The valuation is stretched. Before earnings, INTC was trading at something like 128 times forward earnings. After a 25% gap up, that multiple got even more extreme. Jefferies, which raised its price target to $80 but kept a Hold rating, called Intel a beneficiary of a structural supply demand imbalance rather than a true leader. Their point is that AMD, with its upcoming EPYC Venice processors built on TSMC's advanced N2 process, may be better positioned in the server market over the next couple of years and could widen its competitive lead on Intel.

The analyst consensus price target heading into earnings was around $51, implying that even a lot of the more optimistic analysts thought the stock was already overpriced before this week's surge. Now that it has pushed significantly higher, the gap between where the stock is trading and where analysts think it should be is even wider.

Intel is also still posting GAAP losses. The non GAAP EPS of $0.29 looks great, but the GAAP EPS was negative $0.73. That means on a strictly accounting basis, the company is still bleeding money. The losses are tied to restructuring charges and depreciation from all its manufacturing investments, so there is a logical explanation, but it is a number worth keeping in mind when evaluating the health of the business.

And then there is the execution risk. Intel has promised a comeback before. Pat Gelsinger's whole tenure was built around a manufacturing revival that ultimately did not come fast enough. Lip Bu Tan has clearly done a better job in a shorter time, but the foundry business still has a long road ahead to prove it can truly compete with TSMC at scale. One great quarter does not guarantee the next one.


What Traders Should Watch

If you are actively trading or thinking about initiating a position in INTC, here are the key levels and catalysts worth tracking.

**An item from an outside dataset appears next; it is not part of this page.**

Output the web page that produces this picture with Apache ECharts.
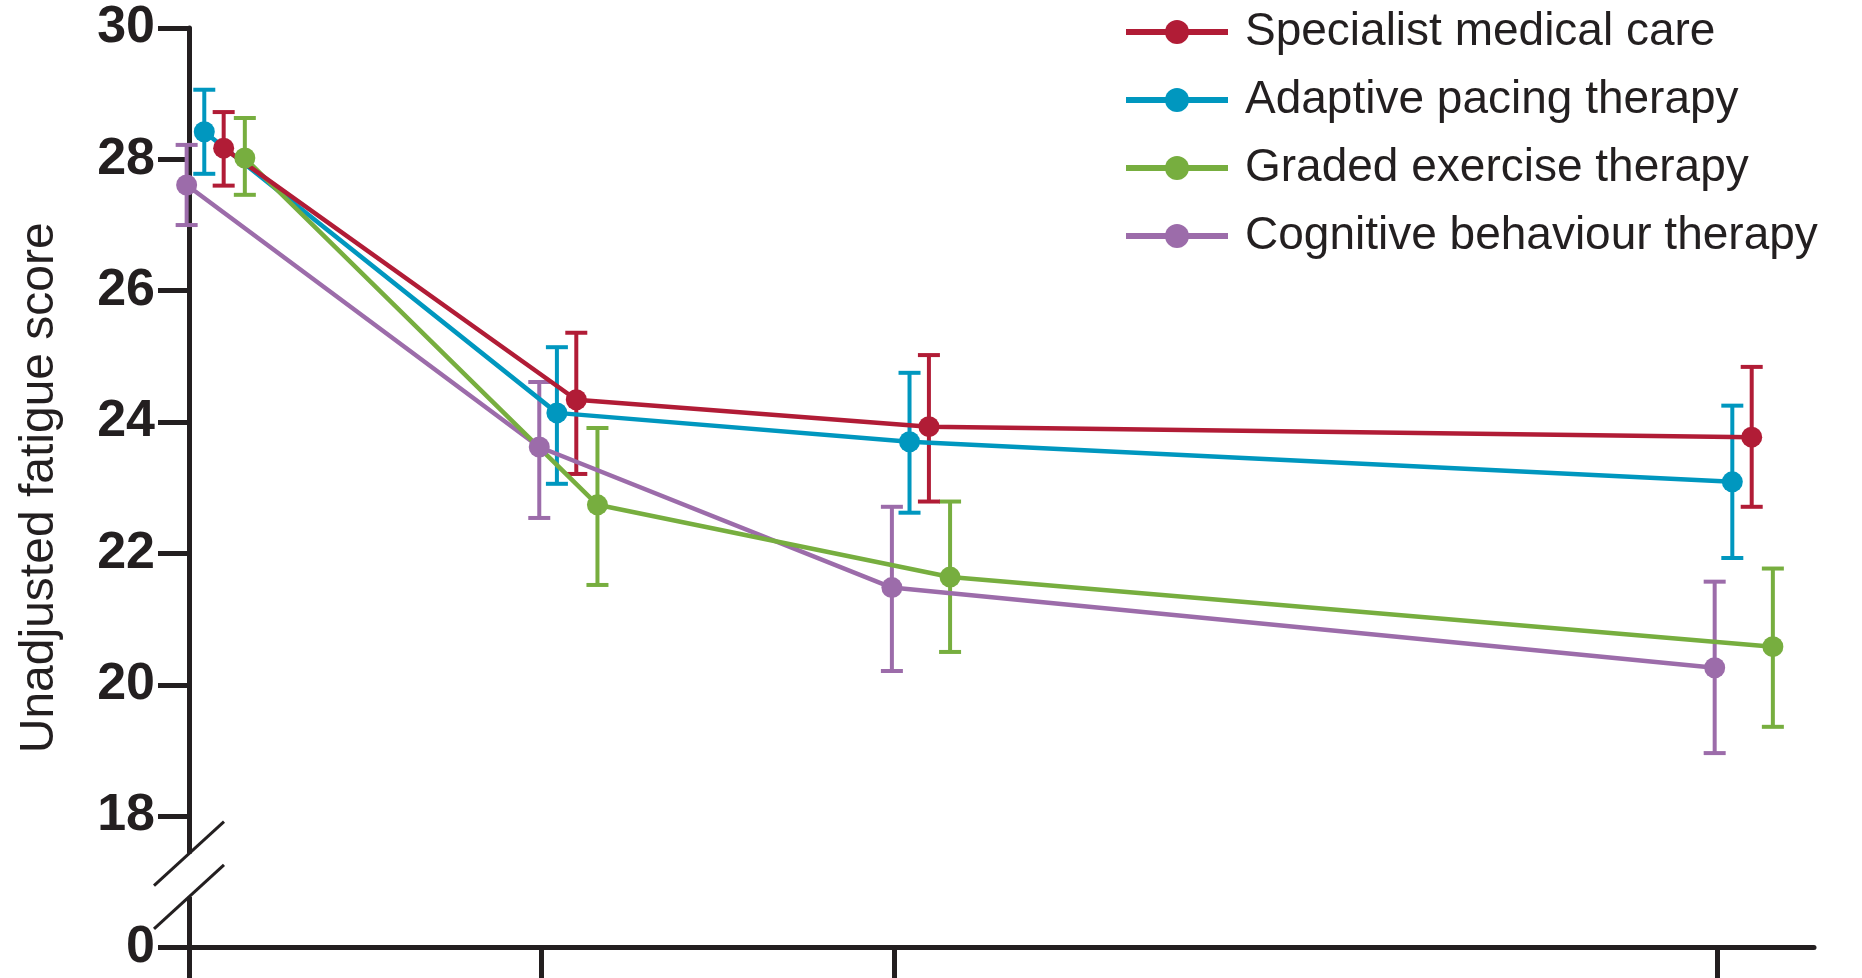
<!DOCTYPE html>
<html>
<head>
<meta charset="utf-8">
<title>Unadjusted fatigue score</title>
<script src="https://cdn.jsdelivr.net/npm/echarts@6/dist/echarts.min.js"></script>
<style>
    html, body { margin: 0; padding: 0; background: #fff; }
    #chart { width: 1862px; height: 978px; }
</style>
</head>
<body>
<div id="chart"></div>
<script>
// Assessment times (weeks)
const weeks = [0, 12, 24, 52];

// Groups, in legend order
const groups = ['Specialist medical care', 'Adaptive pacing therapy', 'Graded exercise therapy', 'Cognitive behaviour therapy'];

// Mean score and error bar limits per group
const smcMean = [28.17, 24.34, 23.93, 23.77];
const smcLow = [27.60, 23.21, 22.79, 22.71];
const smcHigh = [28.72, 25.36, 25.02, 24.84];

const aptMean = [28.42, 24.14, 23.70, 23.09];
const aptLow = [27.78, 23.06, 22.62, 21.93];
const aptHigh = [29.06, 25.14, 24.75, 24.25];

const getMean = [28.02, 22.74, 21.64, 20.58];
const getLow = [27.46, 21.52, 20.50, 19.36];
const getHigh = [28.63, 23.91, 22.79, 21.77];

const cbtMean = [27.61, 23.62, 21.48, 20.26];
const cbtLow = [27.00, 22.54, 20.21, 18.96];
const cbtHigh = [28.22, 24.61, 22.71, 21.57];

// Y ticks; the lowest tick stands for 0 below the axis break
const yTicks = [16, 18, 20, 22, 24, 26, 28, 30];

const INK = '#231f20';
const LABEL_FONT = "'Liberation Sans', Arial, sans-serif";

// group colours and horizontal dodge (weeks) so bars do not overlap
const styles = [
    { color: '#b11c36', dodge: 1.18 },
    { color: '#0097bf', dodge: 0.52 },
    { color: '#77ae3f', dodge: 1.9 },
    { color: '#9c6caa', dodge: -0.08 }
];
const means = [smcMean, aptMean, getMean, cbtMean];
const lows = [smcLow, aptLow, getLow, cbtLow];
const highs = [smcHigh, aptHigh, getHigh, cbtHigh];

const chart = echarts.init(document.getElementById('chart'));

function lineSeries(i) {
    return {
        name: groups[i],
        type: 'line',
        data: weeks.map((w, k) => [w + styles[i].dodge, means[i][k]]),
        symbol: 'circle',
        symbolSize: 21,
        color: styles[i].color,
        lineStyle: { width: 4.5, color: styles[i].color },
        clip: false,
        z: 3
    };
}

function errorSeries(i) {
    const color = styles[i].color;
    return {
        name: groups[i] + ' range',
        type: 'custom',
        data: weeks.map((w, k) => [w + styles[i].dodge, lows[i][k], highs[i][k]]),
        encode: { x: 0, y: [1, 2] },
        clip: false,
        silent: true,
        z: 2,
        renderItem: function (params, api) {
            const x = api.value(0);
            const lo = api.coord([x, api.value(1)]);
            const hi = api.coord([x, api.value(2)]);
            const half = 11;
            const st = { stroke: color, lineWidth: 4 };
            return {
                type: 'group',
                children: [
                    { type: 'line', shape: { x1: lo[0], y1: lo[1], x2: hi[0], y2: hi[1] }, style: st },
                    { type: 'line', shape: { x1: lo[0] - half, y1: lo[1], x2: lo[0] + half, y2: lo[1] }, style: st },
                    { type: 'line', shape: { x1: hi[0] - half, y1: hi[1], x2: hi[0] + half, y2: hi[1] }, style: st }
                ]
            };
        }
    };
}

const series = [];
[3, 1, 2, 0].forEach(i => series.push(errorSeries(i)));
[3, 1, 2, 0].forEach(i => series.push(lineSeries(i)));

const option = {
    backgroundColor: '#fff',
    animation: false,
    grid: { left: 189, right: 48, top: 28, bottom: 30.5, outerBoundsMode: 'none', containLabel: false },
    legend: {
        data: groups,
        orient: 'vertical',
        left: 1118,
        top: 2,
        itemWidth: 102,
        itemHeight: 30,
        itemGap: 18,
        textStyle: {
            fontFamily: LABEL_FONT,
            fontSize: 46,
            lineHeight: 50,
            color: INK,
            padding: [0, 0, 0, 12]
        },
        lineStyle: { width: 6 }
    },
    xAxis: {
        type: 'value',
        min: 0,
        max: 55.3,
        axisLine: { show: true, onZero: false, lineStyle: { color: INK, width: 5 } },
        axisTick: { show: true, customValues: weeks, length: 40, lineStyle: { color: INK, width: 5 } },
        axisLabel: { show: false },
        splitLine: { show: false }
    },
    yAxis: {
        type: 'value',
        min: 16,
        max: 30,
        interval: 2,
        name: 'Unadjusted fatigue score',
        nameLocation: 'middle',
        nameRotate: 90,
        nameGap: 125,
        nameTextStyle: { fontFamily: LABEL_FONT, fontSize: 48, color: INK },
        axisLine: { show: true, lineStyle: { color: INK, width: 5 } },
        axisTick: { show: true, length: 31, lineStyle: { color: INK, width: 5 } },
        axisLabel: {
            margin: 34,
            fontFamily: LABEL_FONT,
            fontSize: 52,
            fontWeight: 'bold',
            color: INK,
            formatter: v => (v === yTicks[0] ? '0' : String(v))
        },
        splitLine: { show: false }
    },
    series: series
};
chart.setOption(option);

// Axis break marks between 18 and 0
function drawBreak() {
    const upper = chart.convertToPixel({ gridIndex: 0 }, [0, 17.43]);
    const lower = chart.convertToPixel({ gridIndex: 0 }, [0, 16.77]);
    const dx = 35, dy = 32;
    const slash = (p) => ({
        type: 'line',
        shape: { x1: p[0] - dx, y1: p[1] + dy, x2: p[0] + dx, y2: p[1] - dy },
        style: { stroke: INK, lineWidth: 3 },
        z: 20
    });
    chart.setOption({
        graphic: [
            {
                type: 'rect',
                shape: { x: upper[0] - 6, y: upper[1], width: 12, height: lower[1] - upper[1] },
                style: { fill: '#fff' },
                z: 19
            },
            slash(upper),
            slash(lower)
        ]
    });
}
drawBreak();
</script>
</body>
</html>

On the technical side, the stock broke out of a multi decade resistance level at its old dot com era high. That is a massive psychological and technical milestone. When a stock breaks through a ceiling like that after holding below it for 25 years, it often signals the beginning of a new trading range rather than a one and done spike. Watch to see if INTC can hold above that breakout level or if it pulls back and tests it as support.

On the fundamental side, the next earnings report in July will be a critical test. Can Intel maintain the momentum? Guidance for Q2 is strong, but the bar is now elevated. If data center and foundry revenue growth continues at a similar pace, the bulls have a real case. If growth slows, expect the stock to give back some of these gains.

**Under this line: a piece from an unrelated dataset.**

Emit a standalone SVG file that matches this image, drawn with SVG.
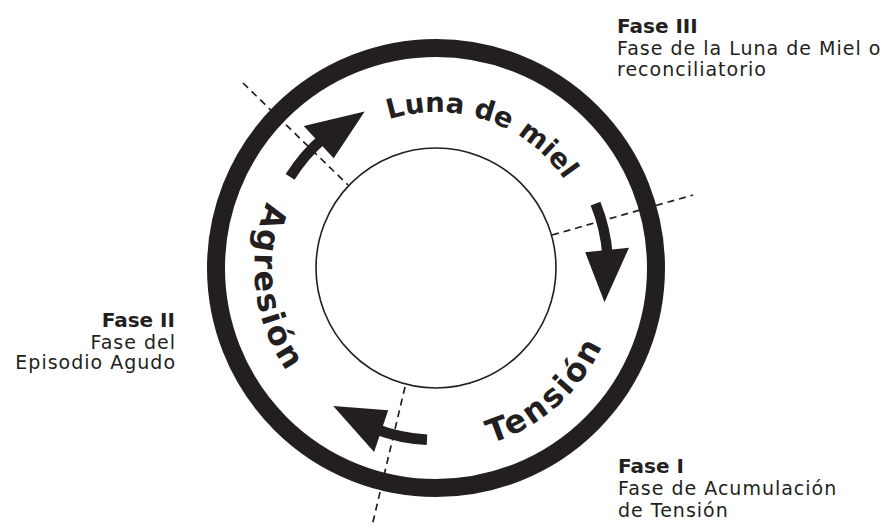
<svg xmlns="http://www.w3.org/2000/svg" width="885" height="526" viewBox="0 0 885 526">
<style>
.ring{fill:none;stroke:#231f20;stroke-width:18}
.inner{fill:none;stroke:#231f20;stroke-width:1.6}
.dash{fill:none;stroke:#231f20;stroke-width:1.7;stroke-dasharray:7 5}
.shaft{fill:none;stroke:#231f20;stroke-width:10.5}
.head{fill:#231f20}
.arc{font-family:"DejaVu Sans","Liberation Sans",sans-serif;font-weight:bold;fill:#231f20}
.h{font-family:"DejaVu Sans","Liberation Sans",sans-serif;font-weight:bold;font-size:20px;fill:#231f20}
.b{font-family:"DejaVu Sans","Liberation Sans",sans-serif;font-size:19px;letter-spacing:1px;fill:#231f20}
</style>
<defs>
<path id="pLuna" d="M290.3,215 A155,155 0 0 1 583.4,315.9"/>
<path id="pTension" d="M301.8,391 A182,182 0 0 0 574.4,149.8"/>
<path id="pAgresion" d="M410.9,89.7 A180,180 0 0 0 454.8,447"/>
</defs>
<rect width="885" height="526" fill="#ffffff"/>
<g id="connectors">
<line class="dash" x1="243" y1="83" x2="348" y2="185"/>
<line class="dash" x1="552" y1="235" x2="693" y2="195"/>
<line class="dash" x1="405" y1="387" x2="372" y2="526"/>
</g>
<g id="ring"><circle class="ring" cx="436" cy="268" r="220"/></g>
<g id="inner"><circle class="inner" cx="436" cy="268" r="120"/></g>
<g id="arrow-agresion">
<path class="shaft" d="M290.1,176.9 A172,172 0 0 1 323.2,138.2"/>
<polygon class="head" points="333.7,158.3 303.7,126.1 364.7,111.5"/>
</g>
<g id="arrow-luna">
<path class="shaft" d="M595.5,203.6 A172,172 0 0 1 607.6,256"/>
<polygon class="head" points="585.2,252.3 629,247.7 604.5,302.3"/>
</g>
<g id="arrow-tension">
<path class="shaft" d="M427,439.8 A172,172 0 0 1 375.5,429"/>
<polygon class="head" points="388.2,410.2 374.1,451.9 333.2,405.9"/>
</g>
<g id="label-luna"><text class="arc" font-size="27.5"><textPath href="#pLuna" startOffset="50%" text-anchor="middle">Luna de miel</textPath></text></g>
<g id="label-tension"><text class="arc" font-size="32" letter-spacing="2.5"><textPath href="#pTension" startOffset="50%" text-anchor="middle">Tensión</textPath></text></g>
<g id="label-agresion"><text class="arc" font-size="32" letter-spacing="2.5"><textPath href="#pAgresion" startOffset="50%" text-anchor="middle">Agresión</textPath></text></g>
<g id="fase3">
<text class="h" x="617" y="33">Fase III</text>
<text class="b" x="617" y="55">Fase de la Luna de Miel o</text>
<text class="b" x="617" y="76">reconciliatorio</text>
</g>
<g id="fase2">
<text class="h" x="175" y="327" text-anchor="end">Fase II</text>
<text class="b" x="176" y="349" text-anchor="end">Fase del</text>
<text class="b" x="176" y="369" text-anchor="end">Episodio Agudo</text>
</g>
<g id="fase1">
<text class="h" x="618" y="473">Fase I</text>
<text class="b" x="618" y="495">Fase de Acumulación</text>
<text class="b" x="618" y="517">de Tensión</text>
</g>
</svg>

Watch AMD's upcoming earnings closely too, because AMD's positioning in the server CPU market is a direct read on whether Intel's competitive recovery is for real or whether it is just riding a rising tide. If AMD also posts great data center numbers, it confirms that the whole CPU space is hot, not that Intel specifically is taking share back.

And keep an eye on any foundry customer announcements. Intel has mentioned a relationship with Tesla, and Lip Bu Tan has talked about new and deepened partnerships with strategic players. New foundry customer wins would be a major catalyst for the stock.


The Bottom Line

Intel just had one of the most significant earnings days of any major chip company in recent memory. Breaking through its dot com era all time high after 25 years in the wilderness is not just a number. It is a statement. The company that a lot of people had written off as a dinosaur is showing real signs of a genuine comeback, driven by the AI infrastructure boom, a smarter CEO, and a product lineup that is more relevant than it has been in years.

Is this the start of a new era for chips, and for Intel specifically? The fundamentals suggest there is real substance behind the rally. But the valuation is aggressive, the competition from AMD is fierce, and Intel still has a lot to prove on the manufacturing side.